Dans le cadre des mesures liées à la mise en place de la Troisième Révolution Industrielle, le ministère des Finances a décidé de créer et de coordonner, sous la supervision d’Isabelle Gourin, une plateforme d’intermédiation de financement du développement durable appelée Luxembourg Sustainable Development Finance Platform. Véronique de la Bachelerie, administrateur délégué de Société Générale Bank & Trust et représentante de l’ABBL au sein de la plateforme, nous explique les enjeux de cette initiative qui devrait être opérationnelle en 2018.

Véronique de la Bachelerie, administrateur délégué, Société Générale Bank & Trust, et représentante de l’ABBL au sein de Luxembourg Sustainable Development Finance Platform.
Véronique de la Bachelerie, administrateur délégué, Société Générale Bank & Trust, et représentante de l’ABBL au sein de Luxembourg Sustainable Development Finance Platform
  

Pouvez-vous nous expliquer brièvement le contexte de la création de Luxembourg Sustainable Development Finance Platform ?

Suite à l’étude stratégique de Troisième Révolution Industrielle réalisée par Jeremy Rifkin, un modèle de gouvernance a été défini par le gouvernement luxembourgeois, prévoyant notamment la création de plateformes thématiques.

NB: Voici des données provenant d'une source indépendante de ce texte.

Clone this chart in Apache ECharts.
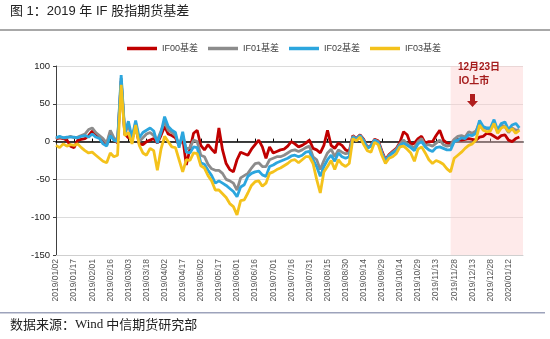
<!DOCTYPE html>
<html><head><meta charset="utf-8">
<script src="https://cdn.jsdelivr.net/npm/echarts@6/dist/echarts.min.js"></script>
<style>html,body{margin:0;padding:0;background:#fff}#c{width:550px;height:339px}</style>
</head><body><div id="c"></div>
<script>
// categories: every 3 calendar days starting 2019/01/02 (tick labels every 15 days)
var startDate = [2019, 0, 2];
var stepDays = 3;
var nCats = 130;
var categories = [];
(function(){
  var d = new Date(Date.UTC(startDate[0], startDate[1], startDate[2]));
  for (var i = 0; i < nCats; i++) {
    var t = new Date(d.getTime() + i * stepDays * 86400000);
    var m = t.getUTCMonth() + 1, dd = t.getUTCDate();
    categories.push(t.getUTCFullYear() + '/' + (m < 10 ? '0' : '') + m + '/' + (dd < 10 ? '0' : '') + dd);
  }
})();
var seriesNames = ['IF00基差', 'IF01基差', 'IF02基差', 'IF03基差'];
var if00 = [3,5,4,2,-6, -8,2,3,4,8, 14,10,6,2,-4, 12,3,-2,80,10, 5,3,20,-3,-4,
  0,2,4,-2,8, 20,10,8,5,-5, 5,-31,-10,11,15, -5,-11,-4,-10,-15, 18,-11,-29,-37,-40,
  -24,-14,-16,-18,-10, -4,2,-7,-22,-7, -15,-13,-11,-10,-6, 0,-3,-7,-5,-2,
  2,-9,-11,-15,-5, 15,-5,-9,-2,-5, -11,-13,8,4,9, 3,-8,-5,3,1,
  -12,-24,-17,-13,-9, -1,13,9,-4,-2, 4,7,-2,0,0, 8,15,2,-2,-3,
  2,3,2,3,4, 3,2,6,7,11, 10,7,4,8,9, 2,0,4,6];
var if01 = [4,6,5,5,7, 5,6,8,10,16, 18,12,8,4,-2, 15,5,0,84,10, 22,3,25,0,5,
  10,12,8,2,14, 26,15,12,8,-5, 8,-10,-8,2,0, -18,-20,-30,-36,-38, -38,-42,-50,-52,-55,
  -64,-48,-45,-42,-35, -29,-28,-33,-33,-24, -22,-20,-20,-18,-15, -12,-11,-13,-11,-8,
  -6,-20,-24,-37,-25, -15,-10,-20,-11,-14, -16,-15,7,4,8, 2,-8,-6,2,0,
  -14,-25,-18,-14,-10, -3,2,-3,-6,-8, 0,4,-5,-4,-6, -2,2,-4,-6,-5,
  3,7,8,6,13, 11,14,25,18,17, 16,24,14,22,20, 12,18,15,16];
var if02 = [5,7,5,6,6, 6,5,7,8,6, 10,6,4,-3,-6, 8,2,0,88,12, 27,5,28,5,12,
  15,18,14,-2,12, 33,20,15,12,-8, 13,-14,-15,-7,-8, -28,-30,-38,-45,-55, -52,-55,-58,-62,-66,
  -73,-60,-57,-46,-42, -40,-39,-44,-46,-33, -31,-28,-26,-24,-22, -19,-18,-20,-18,-14,
  -13,-24,-33,-46,-33, -24,-18,-26,-15,-20, -22,-20,6,3,8, 1,-9,-6,2,-1,
  -15,-26,-19,-15,-12, -5,-2,-5,-8,-12, -3,0,-7,-11,-13, -8,-7,-9,-11,-11,
  0,2,5,4,9, 8,11,28,20,18, 18,29,15,24,26, 16,22,24,18];
var if03 = [-5,-8,-3,-6,-4, -5,-3,-8,-12,-15, -14,-18,-22,-26,-28, -15,-20,-18,75,8, 12,-3,22,-5,-15,
  -18,-9,-12,-38,-10, 7,0,-7,-8,-24, -40,-24,-25,-15,-16, -32,-35,-45,-52,-64, -64,-69,-74,-82,-86,
  -97,-78,-77,-68,-58, -53,-52,-59,-55,-42, -40,-37,-35,-32,-29, -25,-24,-28,-24,-20,
  -20,-29,-50,-68,-40, -33,-25,-37,-24,-30, -33,-29,4,1,6, -4,-12,-14,-1,-4,
  -18,-29,-22,-20,-16, -7,-6,-10,-15,-26, -10,-7,-15,-24,-29, -25,-27,-30,-36,-40,
  -22,-18,-14,-9,-5, -3,2,22,15,13, 14,24,11,18,20, 13,17,11,15];
var yTicks = {min: -150, max: 100, interval: 50};
var highlightStart = 109, highlightEnd = 129;
var annotation = ['12月23日', 'IO上市'];

var colors = ['#C00000', '#8C8C8C', '#2CA6DE', '#F4C21B'];
var dataSets = [if00, if01, if02, if03];
var FONT = "'Liberation Sans', Arial, 'Noto Sans CJK SC', sans-serif";

var chart = echarts.init(document.getElementById('c'), null, {renderer: 'canvas'});
var series = dataSets.map(function(d, i){
  return {name: seriesNames[i], type: 'line', data: d, symbol: 'none', z: 2 + i,
    lineStyle: {width: 2.8, color: colors[i]}, itemStyle: {color: colors[i]}, animation: false};
});
series.push({name: 'hl', type: 'line', data: [], z: 10, silent: true, animation: false,
  markArea: {silent: true, itemStyle: {color: 'rgba(252,205,205,0.42)'},
    data: [[{xAxis: categories[highlightStart]}, {xAxis: categories[highlightEnd]}]]}});

chart.setOption({
  animation: false,
  textStyle: {fontFamily: FONT},
  grid: {left: 56, right: 27, top: 66, bottom: 84},
  legend: {data: seriesNames, top: 39, left: 122, itemWidth: 30, itemHeight: 3.5, itemGap: 10,
    icon: 'rect', textStyle: {fontSize: 9, color: '#404040', fontFamily: FONT}},
  xAxis: [
    {type: 'category', data: categories, boundaryGap: false,
      axisLine: {onZero: true, lineStyle: {color: '#000', width: 1.5}},
      axisTick: {show: true, inside: true, length: 3, interval: 4, lineStyle: {color: '#000'}},
      axisLabel: {show: false}, splitLine: {show: false}},
    {type: 'category', data: categories, boundaryGap: false, position: 'bottom',
      axisLine: {onZero: false, lineStyle: {color: '#cfcfcf', width: 1}},
      axisTick: {show: false},
      axisLabel: {interval: 4, rotate: 90, fontSize: 8.5, color: '#555', margin: 4, fontFamily: FONT},
      splitLine: {show: false}}
  ],
  yAxis: {type: 'value', min: yTicks.min, max: yTicks.max, interval: yTicks.interval,
    axisLine: {show: true, lineStyle: {color: '#404040', width: 1}},
    axisTick: {show: true, length: 3, lineStyle: {color: '#404040'}},
    axisLabel: {fontSize: 9.5, color: '#222', margin: 6, fontFamily: FONT},
    splitLine: {show: true, lineStyle: {color: '#dcdcdc', width: 1}}},
  series: series,
  graphic: [
    {type: 'text', z: 100, left: 10, top: 5, style: {text: '图 1：2019 年 IF 股指期货基差', fontSize: 13, fill: '#222', fontFamily: FONT}},
    {type: 'rect', z: 100, shape: {x: 0, y: 29, width: 550, height: 2}, style: {fill: '#a8a8a8'}},
    {type: 'rect', z: 100, shape: {x: 0, y: 312, width: 545, height: 1.5}, style: {fill: '#9da3bb'}},
    {type: 'text', z: 100, left: 10, top: 318, style: {
      rich: {a: {fontSize: 13, fill: '#222', fontFamily: "'Noto Sans CJK SC', sans-serif"},
             b: {fontSize: 13, fill: '#222', fontFamily: "'Liberation Serif', 'DejaVu Serif', serif"}},
      text: '{a|数据来源：}{b|Wind}{a| 中信期货研究部}'}},
    {type: 'text', z: 100, x: 479, y: 62, style: {text: annotation[0], fontSize: 10, fontWeight: 'bold', fill: '#A51C1C', align: 'center', fontFamily: FONT}},
    {type: 'text', z: 100, x: 474, y: 76, style: {text: annotation[1], fontSize: 10, fontWeight: 'bold', fill: '#A51C1C', align: 'center', fontFamily: FONT}},
    {type: 'polygon', z: 100, shape: {points: [[470,94],[475,94],[475,101],[478,101],[472.5,107],[467,101],[470,101]]}, style: {fill: '#B01E1E'}}
  ]
});
</script></body></html>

C’est ainsi que, pour la composante finances, le ministère des Finances a lancé l’initiative Luxembourg Sustainable Development Finance Platform dans le but de réfléchir à de nouveaux modes de financement pour les projets à impact positif.

Qu’est-ce qu’un projet à impact positif ?

Les projets à impact positif sont de trois ordres : économiques (énergie, mobilité, logistique, agroalimentaire, industriel, infrastructures techniques pour mesurer les impacts…), sociaux (formation, éducation, santé publique, soins aux seniors, intégration des migrants…) et environnementaux (amélioration climatique, gestion de l’eau, des déchets, de l’air, biodiversité…).

Comment cette plateforme fonctionnera-t-elle ?

Avant de répondre à la question, je voudrais parler du contexte dans lequel elle s’intègre. Au regard du financement des projets à impact positif qui est colossal, le système financier ne peut y répondre seul. En effet, nous sommes actuellement dans une phase de transition où les business models sont amenés à évoluer significativement puisque les risques changent ainsi que la nature des porteurs de projets. Les grands producteurs d’énergie, par exemple, sont bien conscients qu’ils vont devoir s’adapter au fonctionnement des Smart Cities de demain, avec des particuliers (prosumers), qui disposeront d’électricité via leurs panneaux solaires, qui vendront leur surplus ou en achèteront… Ces grands producteurs continueront à produire, mais uniquement pour faire face au manque des consommateurs et seront surtout des intermédiaires de contact entre consommateurs. Leur rôle va évoluer et nécessitera le financement de nouvelles plateformes de gestion d’électricité. Quel sera le nouveau modèle de revenu associé à la prise de risque entre le prosumer, le gestionnaire de la plateforme d’échanges d’électricité et le producteur traditionnel d’électricité ? Cette réflexion peut s’appliquer à de nombreux secteurs d’activité. Pour faciliter cette évolution, dès lors qu’elle a un impact positif pour la société, la plateforme à visée internationale aura donc comme mission première de mettre en contact des porteurs de projet, qui seront sélectionnés selon certains critères que nous allons définir, et des investisseurs, qui devront se positionner en fonction de ce qu’ils attendent comme retour sur investissement et/ou impact qualitatif du projet. Le but est donc de faciliter la structuration des projets (échanges d’informations, reporting…) afin que ceux-ci trouvent plus aisément des financements.

Quels sont les profils des investisseurs pressentis ?

Ce peut-être des investisseurs institutionnels (gouvernements, BEI, Fonds Européen d’Investissement, compagnies d’assurances…), des organismes publics, des family offices, des fonds de pension, des philanthropes, qui accepteront de prendre plus ou moins de risques en fonction d’un retour attendu sous forme de rendement et surtout d’impact qualitatif. La plateforme pourra jouer aussi un rôle de facilitateur en regroupant de petits projets qui trouveraient difficilement des investisseurs (mutualisation des coûts de structuration, diversification des risques).

Est-ce important que cette plateforme soit ancrée au Luxembourg ?

Même si la visée est internationale, l’ancrage luxembourgeois est très important car le Luxembourg est un petit pays, au coeur de l’Europe, capable de réunir dans les plus brefs délais des représentants du gouvernement, des ONG, des banques, des start-up, notamment liées aux FinTech, des investisseurs, des porteurs de projet… Le Luxembourg est donc un excellent laboratoire au sein de l’Union européenne pour ce type d’initiative.